When I was a kid, I was told that I could have the answers to most of my questions if I got myself a solid education. I somehow believed that theory, that as one grows old, one acquires more skills and knowledge, gets more experience in doing things, and life becomes less complex. I believed it at age 10 perhaps, but not anymore.
I wonder if the purpose of knowledge and education is meant to reduce, or increase ambiguity. As a kid, the answers to my questions were simple and absolute. There was no ambiguity about it. I learned that 2 plus 2 is always going to be 4. I believed that the harder you worked, the better your grades were. I believed that good behavior always earned you appreciation. I knew that no one dies before old age hits them. These were the absolute truths that I had verified with my little experience with the world. I had very set ideas about things, and those made complete sense to me. I knew that you could never fall in love with a man if he was younger to you or shorter in height (those were my theories then). In between grades 3rd and 7th, I was absolutely certain that I had found the right person for me (a classmate I had a crush on for years), and would marry him someday. I studied Moral Science as a subject and was absolutely certain about the presence of God (I knew he lived everywhere, but his favorite place was the church behind our school building). I knew students who worked hard studied science, and went to America. Another absolute truth for me then.
However, as I learned more and gained more experience, I realized that there is perhaps nothing called an absolute truth. Sure not working hard doesn’t get you anywhere, but working hard might also not get you anywhere. My inherent programming makes me want to believe in God, but honestly, I am not so sure of his existence anymore. I know that love can go unreciprocated and totally haywire. I also know that it is totally possible to fall in love with a man younger to you, or shorter than you are. The research papers I read usually end with “it is more likely that this is associated with that”, instead of a “we are absolutely certain that this combined with this leads to this”. I have vigilantly presided over my cookery and ended up with unpalatable food, but I fell asleep after setting something to bake, and it ended up being a crispy golden brown dessert that was totally worth eating. I now know that working the hardest doesn’t necessarily make you the smartest, and you could study everything and still flunk. The guy who got lower grades than you in school could be making ten times more money than you are, and not every good deed goes appreciated. Someone with almost no publications could get into Harvard, while someone with many publications could end up in a local small university.
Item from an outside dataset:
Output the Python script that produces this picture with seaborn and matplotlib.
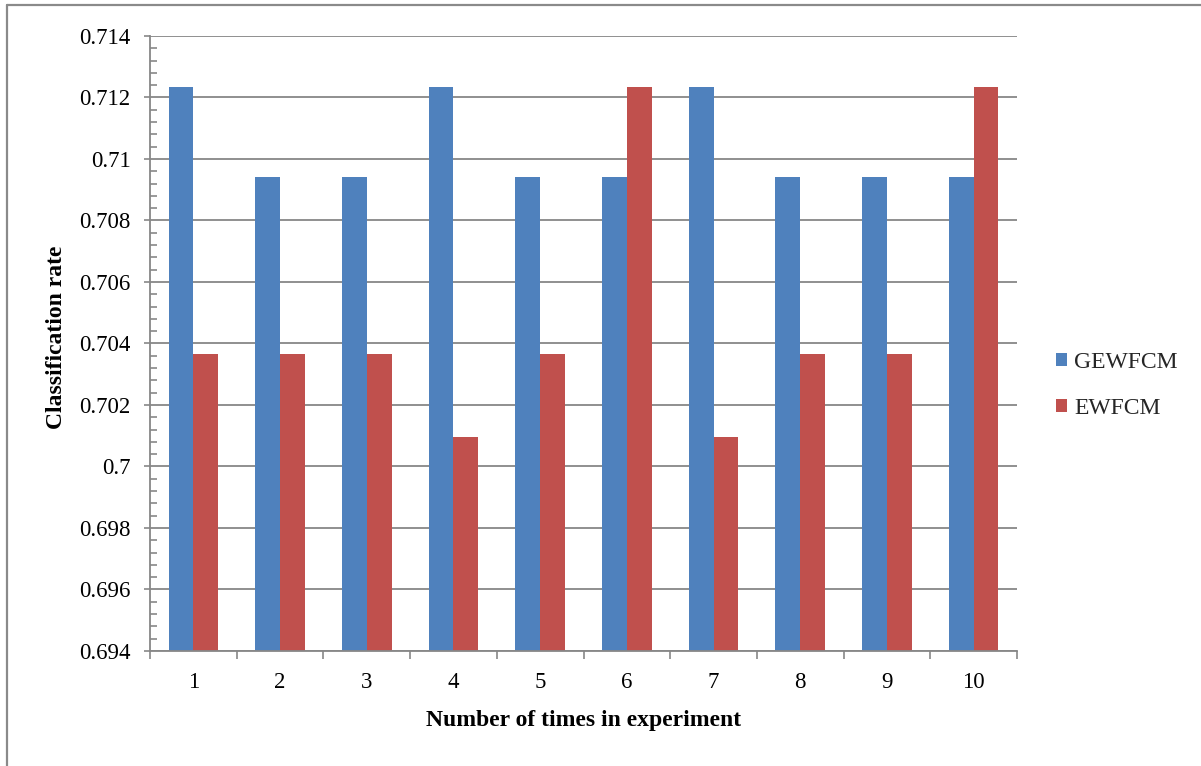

As a kid, I always thought there is an absolute answer that fits everyone’s questions. Not anymore. When I ask myself a basic question like, “Should I get married?”, I honestly don’t know the answer to it, even with all my knowledge and wisdom. On one hand, it sounds like a wonderful idea, companionship and all, but on the other hand, I am not so sure if it is that much of a value addition in my life. The honest answer is, “I don’t know”. Yet if you asked me the same question as a kid, I would have said, “Of course. Everyone should be married before they grow old and have white hair.” Then, there are other existential questions I struggle with, I have no direct answer to. Even in an experiment, the atoms and molecules all do not behave as predicted, and I hear that there is a certain probability of observing a difference or variation due to chance. There is nothing called the absolute reality, and our realities differ, and even exist in multiple dimensions. How else would you explain Dabang being a super hit, and Andaz Apna Apna being a flop?
With time, I see a major rift in the philosophy of my life. The assumptions of physical sciences do not translate to the assumptions of the human sciences. How humans make meaning of a particular phenomenon varies. I always thought science was singular, convergent, and fragmented, as opposed to being multiple, divergent, and inter-related. I always thought that if you can replicate a process and get the same answer, you have achieved the truth. But then you make errors, both type I and type II, where you can either wrongly agree to something which is wrong, or wrongly disagree to something which is right. Not everyone is free, liberated, and happy, even if they have access to similar resources or luxuries. Some people eat a lot and never put on a pound, while some hapless souls like me could live on oxygen alone, and still keep expanding. I once used to have a constellation of values and beliefs about the way the world works. I knew that as you add more to the database of knowledge, problems became clearer and solutions come up, leading to a less complicated and more simplistic world overall. However, the truth is neither generalized, nor can be triangulated upon. The best one can do is achieve the nearest approximation. Now if this is what my philosophy after 25 years of being in school (I discount the first 3 years of my life, and the 2 years in between when I worked), I wonder if my education is worth anything at all. I also question this after the adviser recently read something I wrote and said, “With these ideas of yours, you will never find a job.” If I cannot find a job after being in school for more than 25 years, I question the value and validity of all that I have learned so far.